Walmart delivered growth in these key areas in the period that ended in late October, which sets the chain up for a strong finish to a record fiscal year.
Sales trends slowed, as expected, thanks to pressures including the withdrawal of federal financial support and further COVID-19 outbreaks. Comparable-store sales growth in the U.S. landed at 6.4%, compared to 9.3% in the second quarter. Most of that growth came from the digital sales segment, which grew 79% (compared to 97% in Q2) and accounted for 5.7 percentage points of Walmart's 6.4% boost.
The chain noted continued strength across the business, with grocery demand growing as more people eat at home.
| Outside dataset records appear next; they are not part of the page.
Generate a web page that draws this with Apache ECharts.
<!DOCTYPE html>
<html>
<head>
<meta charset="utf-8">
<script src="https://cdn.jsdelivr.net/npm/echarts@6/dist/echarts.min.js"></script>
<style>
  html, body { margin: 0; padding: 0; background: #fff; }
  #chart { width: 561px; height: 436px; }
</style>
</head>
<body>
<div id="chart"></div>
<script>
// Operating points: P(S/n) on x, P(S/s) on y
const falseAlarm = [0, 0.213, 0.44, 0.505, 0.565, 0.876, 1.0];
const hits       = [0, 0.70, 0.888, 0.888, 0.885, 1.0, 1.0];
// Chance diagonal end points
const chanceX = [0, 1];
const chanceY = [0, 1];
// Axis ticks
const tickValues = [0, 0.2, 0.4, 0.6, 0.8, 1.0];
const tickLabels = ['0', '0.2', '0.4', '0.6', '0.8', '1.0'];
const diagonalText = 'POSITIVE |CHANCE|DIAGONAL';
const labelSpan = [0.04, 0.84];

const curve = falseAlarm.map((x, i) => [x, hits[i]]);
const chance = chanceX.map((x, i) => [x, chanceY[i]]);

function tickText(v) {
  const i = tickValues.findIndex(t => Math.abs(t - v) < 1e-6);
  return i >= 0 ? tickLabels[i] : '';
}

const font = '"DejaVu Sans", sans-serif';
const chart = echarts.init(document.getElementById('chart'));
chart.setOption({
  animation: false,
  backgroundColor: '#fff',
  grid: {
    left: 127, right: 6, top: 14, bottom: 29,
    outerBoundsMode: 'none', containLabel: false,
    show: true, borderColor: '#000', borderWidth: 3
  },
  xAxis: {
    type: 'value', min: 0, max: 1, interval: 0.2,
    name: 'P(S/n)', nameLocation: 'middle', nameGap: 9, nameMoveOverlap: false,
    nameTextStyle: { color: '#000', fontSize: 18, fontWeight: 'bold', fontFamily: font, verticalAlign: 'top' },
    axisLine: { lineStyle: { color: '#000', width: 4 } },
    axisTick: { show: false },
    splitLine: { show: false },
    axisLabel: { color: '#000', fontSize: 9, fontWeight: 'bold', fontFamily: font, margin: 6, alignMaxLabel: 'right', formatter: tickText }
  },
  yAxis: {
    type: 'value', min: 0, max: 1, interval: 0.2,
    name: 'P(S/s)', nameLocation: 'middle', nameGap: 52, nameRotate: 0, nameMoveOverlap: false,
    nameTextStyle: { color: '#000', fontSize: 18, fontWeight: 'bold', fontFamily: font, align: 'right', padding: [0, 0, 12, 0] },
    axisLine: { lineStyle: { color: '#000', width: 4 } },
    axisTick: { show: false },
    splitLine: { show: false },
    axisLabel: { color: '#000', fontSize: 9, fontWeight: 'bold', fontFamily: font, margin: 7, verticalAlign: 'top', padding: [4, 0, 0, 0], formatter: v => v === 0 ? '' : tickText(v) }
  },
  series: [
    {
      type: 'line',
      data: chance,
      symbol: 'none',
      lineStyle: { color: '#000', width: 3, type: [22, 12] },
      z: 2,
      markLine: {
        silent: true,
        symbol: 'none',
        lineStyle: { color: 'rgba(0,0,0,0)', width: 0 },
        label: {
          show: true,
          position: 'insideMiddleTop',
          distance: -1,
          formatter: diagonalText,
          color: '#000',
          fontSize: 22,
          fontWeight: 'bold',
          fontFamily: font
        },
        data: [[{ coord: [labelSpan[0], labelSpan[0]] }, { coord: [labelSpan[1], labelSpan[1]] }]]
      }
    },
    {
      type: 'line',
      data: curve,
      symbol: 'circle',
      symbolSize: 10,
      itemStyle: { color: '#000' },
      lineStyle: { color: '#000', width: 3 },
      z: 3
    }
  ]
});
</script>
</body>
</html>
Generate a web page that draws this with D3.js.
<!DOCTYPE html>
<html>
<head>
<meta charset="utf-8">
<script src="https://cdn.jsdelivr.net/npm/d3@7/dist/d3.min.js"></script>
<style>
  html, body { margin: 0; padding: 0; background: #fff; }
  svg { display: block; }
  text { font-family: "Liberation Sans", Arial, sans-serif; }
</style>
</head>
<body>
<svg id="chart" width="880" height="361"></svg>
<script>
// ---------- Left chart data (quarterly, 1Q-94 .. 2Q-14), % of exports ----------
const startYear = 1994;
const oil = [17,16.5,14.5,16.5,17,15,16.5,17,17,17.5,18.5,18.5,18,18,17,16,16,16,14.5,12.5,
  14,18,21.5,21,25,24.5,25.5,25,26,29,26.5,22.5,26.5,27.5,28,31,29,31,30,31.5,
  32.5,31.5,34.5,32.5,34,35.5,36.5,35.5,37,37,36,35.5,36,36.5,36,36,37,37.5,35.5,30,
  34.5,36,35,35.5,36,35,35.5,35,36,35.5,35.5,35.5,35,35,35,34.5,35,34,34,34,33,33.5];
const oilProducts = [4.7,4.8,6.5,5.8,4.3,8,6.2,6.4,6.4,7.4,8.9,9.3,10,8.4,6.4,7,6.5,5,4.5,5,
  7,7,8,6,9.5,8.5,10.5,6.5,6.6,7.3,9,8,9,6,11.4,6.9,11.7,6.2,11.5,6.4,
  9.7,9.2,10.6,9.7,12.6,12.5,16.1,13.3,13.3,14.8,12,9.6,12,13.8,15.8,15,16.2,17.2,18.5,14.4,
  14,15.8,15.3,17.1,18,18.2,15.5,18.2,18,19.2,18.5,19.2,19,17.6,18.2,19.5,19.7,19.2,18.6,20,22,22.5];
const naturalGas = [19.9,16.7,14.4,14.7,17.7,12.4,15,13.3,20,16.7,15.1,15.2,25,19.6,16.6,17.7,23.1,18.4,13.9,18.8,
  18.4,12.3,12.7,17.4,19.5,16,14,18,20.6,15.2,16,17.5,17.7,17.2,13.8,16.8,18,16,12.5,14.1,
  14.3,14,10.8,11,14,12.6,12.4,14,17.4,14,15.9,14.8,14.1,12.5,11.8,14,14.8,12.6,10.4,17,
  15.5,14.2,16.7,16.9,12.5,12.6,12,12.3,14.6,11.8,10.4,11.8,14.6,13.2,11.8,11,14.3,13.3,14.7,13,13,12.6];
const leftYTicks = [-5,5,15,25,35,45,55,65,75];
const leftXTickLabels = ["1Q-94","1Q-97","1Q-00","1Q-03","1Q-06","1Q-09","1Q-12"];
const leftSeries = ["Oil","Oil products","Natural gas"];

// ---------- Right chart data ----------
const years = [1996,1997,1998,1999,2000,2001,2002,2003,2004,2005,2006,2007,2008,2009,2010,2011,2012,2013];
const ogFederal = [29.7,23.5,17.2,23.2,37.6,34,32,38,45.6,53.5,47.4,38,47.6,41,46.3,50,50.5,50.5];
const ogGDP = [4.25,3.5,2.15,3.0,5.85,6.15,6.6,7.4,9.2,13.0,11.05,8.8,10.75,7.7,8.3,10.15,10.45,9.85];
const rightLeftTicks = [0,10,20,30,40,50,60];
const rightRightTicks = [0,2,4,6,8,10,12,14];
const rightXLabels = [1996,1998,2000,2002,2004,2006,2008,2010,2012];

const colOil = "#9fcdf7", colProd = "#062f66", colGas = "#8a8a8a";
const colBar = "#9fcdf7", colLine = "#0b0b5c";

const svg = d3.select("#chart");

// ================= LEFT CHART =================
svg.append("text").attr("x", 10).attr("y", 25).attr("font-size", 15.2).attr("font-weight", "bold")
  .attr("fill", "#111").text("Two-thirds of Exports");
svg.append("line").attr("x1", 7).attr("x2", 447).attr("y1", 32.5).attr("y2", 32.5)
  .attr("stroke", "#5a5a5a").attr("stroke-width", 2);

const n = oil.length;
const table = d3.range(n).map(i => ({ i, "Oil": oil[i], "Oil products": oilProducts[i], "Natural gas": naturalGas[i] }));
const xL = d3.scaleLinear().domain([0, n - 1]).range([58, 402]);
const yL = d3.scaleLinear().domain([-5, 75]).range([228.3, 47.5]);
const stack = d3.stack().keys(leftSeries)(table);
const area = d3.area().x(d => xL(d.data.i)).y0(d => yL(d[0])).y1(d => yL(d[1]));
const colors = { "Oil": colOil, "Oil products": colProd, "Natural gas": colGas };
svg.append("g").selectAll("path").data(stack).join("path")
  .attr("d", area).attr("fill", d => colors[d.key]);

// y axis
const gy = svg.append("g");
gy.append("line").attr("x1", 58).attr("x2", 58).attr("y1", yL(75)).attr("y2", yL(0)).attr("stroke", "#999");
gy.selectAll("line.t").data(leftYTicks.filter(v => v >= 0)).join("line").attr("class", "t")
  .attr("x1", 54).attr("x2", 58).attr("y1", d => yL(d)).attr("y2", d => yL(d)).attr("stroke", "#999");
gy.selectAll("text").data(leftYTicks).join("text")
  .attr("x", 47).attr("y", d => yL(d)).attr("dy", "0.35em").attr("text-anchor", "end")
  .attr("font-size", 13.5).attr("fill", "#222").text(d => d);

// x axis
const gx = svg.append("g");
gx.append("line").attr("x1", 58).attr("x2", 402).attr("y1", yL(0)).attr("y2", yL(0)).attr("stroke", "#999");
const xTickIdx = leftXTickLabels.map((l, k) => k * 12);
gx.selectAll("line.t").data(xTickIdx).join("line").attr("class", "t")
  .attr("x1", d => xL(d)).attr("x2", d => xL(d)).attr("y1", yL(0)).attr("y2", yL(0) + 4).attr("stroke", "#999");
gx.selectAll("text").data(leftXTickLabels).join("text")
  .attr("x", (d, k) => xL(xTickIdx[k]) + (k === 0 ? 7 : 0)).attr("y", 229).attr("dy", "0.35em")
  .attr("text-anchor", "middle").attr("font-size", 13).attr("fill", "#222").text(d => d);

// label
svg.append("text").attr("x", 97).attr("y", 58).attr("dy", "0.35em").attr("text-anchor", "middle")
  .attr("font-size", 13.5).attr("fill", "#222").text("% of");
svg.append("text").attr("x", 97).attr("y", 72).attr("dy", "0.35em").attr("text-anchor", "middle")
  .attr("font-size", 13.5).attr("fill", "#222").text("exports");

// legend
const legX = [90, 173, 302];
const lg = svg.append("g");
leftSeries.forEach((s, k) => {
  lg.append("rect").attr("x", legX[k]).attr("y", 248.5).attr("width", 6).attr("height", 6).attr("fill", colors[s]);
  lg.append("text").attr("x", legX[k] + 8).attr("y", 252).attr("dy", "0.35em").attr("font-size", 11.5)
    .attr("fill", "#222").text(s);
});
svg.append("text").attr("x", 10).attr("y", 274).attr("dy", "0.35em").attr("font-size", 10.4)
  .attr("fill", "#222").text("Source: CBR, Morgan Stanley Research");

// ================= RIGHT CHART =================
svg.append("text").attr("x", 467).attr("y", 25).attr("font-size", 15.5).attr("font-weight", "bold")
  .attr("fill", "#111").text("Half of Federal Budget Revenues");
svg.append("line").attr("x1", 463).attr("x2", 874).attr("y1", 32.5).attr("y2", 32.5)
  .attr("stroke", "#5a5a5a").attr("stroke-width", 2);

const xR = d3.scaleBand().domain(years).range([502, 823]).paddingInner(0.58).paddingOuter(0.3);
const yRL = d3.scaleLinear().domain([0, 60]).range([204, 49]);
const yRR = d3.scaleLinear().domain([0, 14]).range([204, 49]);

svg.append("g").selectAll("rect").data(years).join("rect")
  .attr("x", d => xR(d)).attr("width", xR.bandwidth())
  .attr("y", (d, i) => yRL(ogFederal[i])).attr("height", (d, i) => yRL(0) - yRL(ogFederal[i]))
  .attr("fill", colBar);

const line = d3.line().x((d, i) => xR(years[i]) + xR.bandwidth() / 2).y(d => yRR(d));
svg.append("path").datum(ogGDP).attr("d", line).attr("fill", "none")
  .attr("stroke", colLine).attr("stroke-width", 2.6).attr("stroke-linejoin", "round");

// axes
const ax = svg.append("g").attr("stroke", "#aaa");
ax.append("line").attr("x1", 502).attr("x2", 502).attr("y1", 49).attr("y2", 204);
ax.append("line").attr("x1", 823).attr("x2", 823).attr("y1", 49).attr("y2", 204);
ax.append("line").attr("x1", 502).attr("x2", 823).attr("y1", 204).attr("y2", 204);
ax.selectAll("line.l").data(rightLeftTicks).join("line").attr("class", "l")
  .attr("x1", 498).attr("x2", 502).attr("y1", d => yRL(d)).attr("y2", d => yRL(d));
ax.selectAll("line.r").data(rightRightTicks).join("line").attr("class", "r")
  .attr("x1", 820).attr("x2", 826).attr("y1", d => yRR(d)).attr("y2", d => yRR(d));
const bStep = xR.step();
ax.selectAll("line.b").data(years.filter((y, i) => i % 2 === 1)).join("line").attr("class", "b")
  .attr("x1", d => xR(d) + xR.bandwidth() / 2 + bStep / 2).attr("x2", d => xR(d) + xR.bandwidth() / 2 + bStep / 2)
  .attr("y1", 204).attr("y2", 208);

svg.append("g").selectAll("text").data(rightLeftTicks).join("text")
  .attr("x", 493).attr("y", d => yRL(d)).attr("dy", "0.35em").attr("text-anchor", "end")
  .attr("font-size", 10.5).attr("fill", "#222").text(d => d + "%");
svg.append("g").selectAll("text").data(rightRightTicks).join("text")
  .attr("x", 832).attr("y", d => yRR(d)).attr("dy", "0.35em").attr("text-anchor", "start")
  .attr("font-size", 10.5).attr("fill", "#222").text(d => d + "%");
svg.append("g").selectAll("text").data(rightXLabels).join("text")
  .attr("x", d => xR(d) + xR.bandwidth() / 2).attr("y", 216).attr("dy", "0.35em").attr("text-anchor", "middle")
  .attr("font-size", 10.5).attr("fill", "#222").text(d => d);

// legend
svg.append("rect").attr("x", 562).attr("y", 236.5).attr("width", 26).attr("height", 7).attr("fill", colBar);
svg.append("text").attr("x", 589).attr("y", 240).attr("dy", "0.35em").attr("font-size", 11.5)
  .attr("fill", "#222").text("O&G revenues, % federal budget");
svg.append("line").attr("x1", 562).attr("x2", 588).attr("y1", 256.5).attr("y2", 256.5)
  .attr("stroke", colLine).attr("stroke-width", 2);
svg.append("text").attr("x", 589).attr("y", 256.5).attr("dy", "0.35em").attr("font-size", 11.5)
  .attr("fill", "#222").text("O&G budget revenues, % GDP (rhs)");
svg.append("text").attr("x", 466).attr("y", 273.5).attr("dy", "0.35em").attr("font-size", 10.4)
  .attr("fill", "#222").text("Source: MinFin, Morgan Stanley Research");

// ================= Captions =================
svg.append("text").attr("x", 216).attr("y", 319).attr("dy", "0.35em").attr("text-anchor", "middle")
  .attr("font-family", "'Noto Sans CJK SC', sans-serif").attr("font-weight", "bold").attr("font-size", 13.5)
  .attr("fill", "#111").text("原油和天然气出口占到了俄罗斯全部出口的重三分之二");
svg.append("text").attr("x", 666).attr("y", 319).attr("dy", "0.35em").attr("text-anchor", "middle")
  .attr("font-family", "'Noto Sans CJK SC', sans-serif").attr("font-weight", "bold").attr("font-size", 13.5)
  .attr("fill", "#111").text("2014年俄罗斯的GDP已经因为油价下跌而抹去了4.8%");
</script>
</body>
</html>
Its general merchandise categories had been spiking in the context of stimulus checks hitting consumers' bank accounts in Q2, but that division still managed solid growth as people spent aggressively on home furnishings, electronics, and sporting goods. "This was another strong quarter on the top and bottom line," CEO Doug McMillon summarized in a press release.
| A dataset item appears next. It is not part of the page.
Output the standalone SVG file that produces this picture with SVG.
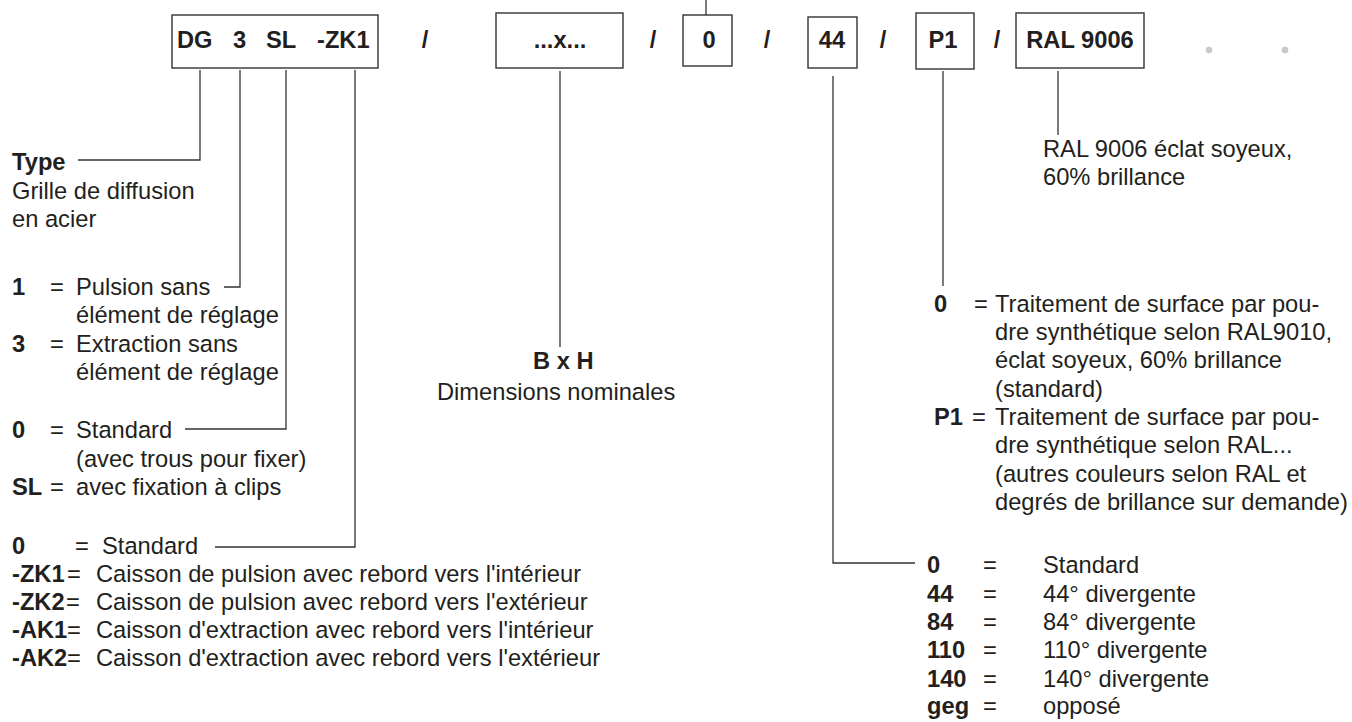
<svg xmlns="http://www.w3.org/2000/svg" width="1352" height="722" viewBox="0 0 1352 722">
<style>
text{font-family:"Liberation Sans",Arial,sans-serif;font-size:23.7px;fill:#231f20}
.b{font-weight:bold}
.m{text-anchor:middle}
.box{fill:#fff;stroke:#333;stroke-width:1.4}
.ln{fill:none;stroke:#333;stroke-width:1.3}
.dot{fill:#c9c9c9}
</style>
<rect width="1352" height="722" fill="#fff"/>
<g id="connectors">
<path class="ln" d="M200,70 V160 H78"/>
<path class="ln" d="M240,70 V287 H224"/>
<path class="ln" d="M286,70 V429 H185"/>
<path class="ln" d="M355,70 V547 H215"/>
<path class="ln" d="M560,71 V347"/>
<path class="ln" d="M706,0 V15"/>
<path class="ln" d="M833,76 V563 H915"/>
<path class="ln" d="M943,71 V286"/>
<path class="ln" d="M1058,71 V135"/>
</g>
<g id="code">
<rect class="box" x="172" y="15" width="206" height="53"/>
<text class="b" x="177" y="48">DG</text>
<text class="b" x="233" y="48">3</text>
<text class="b" x="266" y="48">SL</text>
<text class="b" x="317" y="48">-ZK1</text>
</g>
<g id="slashes">
<text class="b m" x="425" y="48">/</text>
<text class="b m" x="653" y="48">/</text>
<text class="b m" x="767" y="48">/</text>
<text class="b m" x="883" y="48">/</text>
<text class="b m" x="997" y="48">/</text>
</g>
<g id="size">
<rect class="box" x="496" y="13" width="127" height="55"/>
<text class="b m" x="560" y="48">...x...</text>
</g>
<g id="box0">
<rect class="box" x="683" y="15" width="49" height="51"/>
<text class="b m" x="709" y="48">0</text>
</g>
<g id="box44">
<rect class="box" x="808" y="17" width="49" height="51"/>
<text class="b m" x="832" y="48">44</text>
</g>
<g id="boxP1">
<rect class="box" x="916" y="13" width="58" height="56"/>
<text class="b m" x="943" y="48">P1</text>
</g>
<g id="boxRAL">
<rect class="box" x="1016" y="13" width="128" height="55"/>
<text class="b m" x="1080" y="48">RAL 9006</text>
</g>
<g id="dots">
<circle class="dot" cx="1209" cy="50" r="3.3"/>
<circle class="dot" cx="1285" cy="50" r="3.3"/>
</g>
<g id="type-desc">
<text class="b" x="12" y="170">Type</text>
<text x="12" y="199">Grille de diffusion</text>
<text x="12" y="227">en acier</text>
</g>
<g id="variant-desc">
<text class="b" x="12" y="295">1</text><text x="50" y="295">=</text><text x="76" y="295">Pulsion sans</text>
<text x="76" y="323">élément de réglage</text>
<text class="b" x="12" y="352">3</text><text x="50" y="352">=</text><text x="76" y="352">Extraction sans</text>
<text x="76" y="380">élément de réglage</text>
</g>
<g id="fix-desc">
<text class="b" x="12" y="438">0</text><text x="50" y="438">=</text><text x="76" y="438">Standard</text>
<text x="76" y="467">(avec trous pour fixer)</text>
<text class="b" x="12" y="495">SL</text><text x="50" y="495">=</text><text x="76" y="495">avec fixation à clips</text>
</g>
<g id="box-desc">
<text class="b" x="12" y="554">0</text><text x="75" y="554">=</text><text x="102" y="554">Standard</text>
<text class="b" x="12" y="582">-ZK1</text><text x="67" y="582">=</text><text x="96" y="582">Caisson de pulsion avec rebord vers l'intérieur</text>
<text class="b" x="12" y="610">-ZK2</text><text x="66" y="610">=</text><text x="96" y="610">Caisson de pulsion avec rebord vers l'extérieur</text>
<text class="b" x="12" y="638">-AK1</text><text x="67" y="638">=</text><text x="96" y="638">Caisson d'extraction avec rebord vers l'intérieur</text>
<text class="b" x="12" y="666">-AK2</text><text x="67" y="666">=</text><text x="96" y="666">Caisson d'extraction avec rebord vers l'extérieur</text>
</g>
<g id="dim-desc">
<text class="b" x="533" y="369">B x H</text>
<text x="437" y="400">Dimensions nominales</text>
</g>
<g id="ral-desc">
<text x="1043" y="157">RAL 9006 éclat soyeux,</text>
<text x="1043" y="185">60% brillance</text>
</g>
<g id="surface-desc">
<text class="b" x="934" y="312">0</text><text x="974" y="312">=</text><text x="995" y="312">Traitement de surface par pou-</text>
<text x="995" y="340">dre synthétique selon RAL9010,</text>
<text x="995" y="368">éclat soyeux, 60% brillance</text>
<text x="995" y="397">(standard)</text>
<text class="b" x="934" y="425">P1</text><text x="972" y="425">=</text><text x="995" y="425">Traitement de surface par pou-</text>
<text x="995" y="453">dre synthétique selon RAL...</text>
<text x="995" y="482">(autres couleurs selon RAL et</text>
<text x="995" y="510">degrés de brillance sur demande)</text>
</g>
<g id="angle-desc">
<text class="b" x="927" y="573">0</text><text x="983" y="573">=</text><text x="1043" y="573">Standard</text>
<text class="b" x="927" y="602">44</text><text x="983" y="602">=</text><text x="1043" y="602">44° divergente</text>
<text class="b" x="927" y="630">84</text><text x="983" y="630">=</text><text x="1043" y="630">84° divergente</text>
<text class="b" x="927" y="658">110</text><text x="983" y="658">=</text><text x="1043" y="658">110° divergente</text>
<text class="b" x="927" y="687">140</text><text x="983" y="687">=</text><text x="1043" y="687">140° divergente</text>
<text class="b" x="927" y="714">geg</text><text x="983" y="714">=</text><text x="1043" y="714">opposé</text>
</g>
</svg>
The financial wins stole the show this quarter as Walmart achieved a 56% increase in earnings per share. That reported figure included some noise, including currency exchange issues. But adjusted profit growth was still strong at 16%.
Supporting those gains was a modest uptick in gross profit margin to 25% of sales and a slight drop in operating expenses as a percentage of revenue. Those factors resulted in adjusted operating income of $6.6 billion, or 19% higher year over year.
Walmart tiptoed back into buyback spending, allocating $500 million toward share repurchases after having spent nothing in that arena in Q2. That conservative approach indicates management is still feeling cautious about the short-term growth outlook, given further COVID-19 outbreaks and surging unemployment levels in key markets like the U.S. Walmart returned $2 billion to shareholders in Q3, down 24% from the prior year.
A strong finish
Management didn't reinstate a detailed 2020 outlook, even though just a few weeks remain in the fiscal year. But elevated demand trends in niches like consumer electronics imply a strong finish over the holiday shopping season.
Meanwhile, investors have some good reasons to believe Walmart can grow sales again in 2021, even compared to this year's pandemic-lifted results. Executives said many of consumers' newest behaviors, like multi-channel shopping and higher average spending, will persist as the COVID-19 threat fades.
That optimistic reading is balanced against major risks to short-term trends, including sharp recessions in places like the U.S. and Europe. But Walmart removed a few investor concerns in this report by showing it kept growing sales while boosting profitability, even as the pandemic stretched on through October.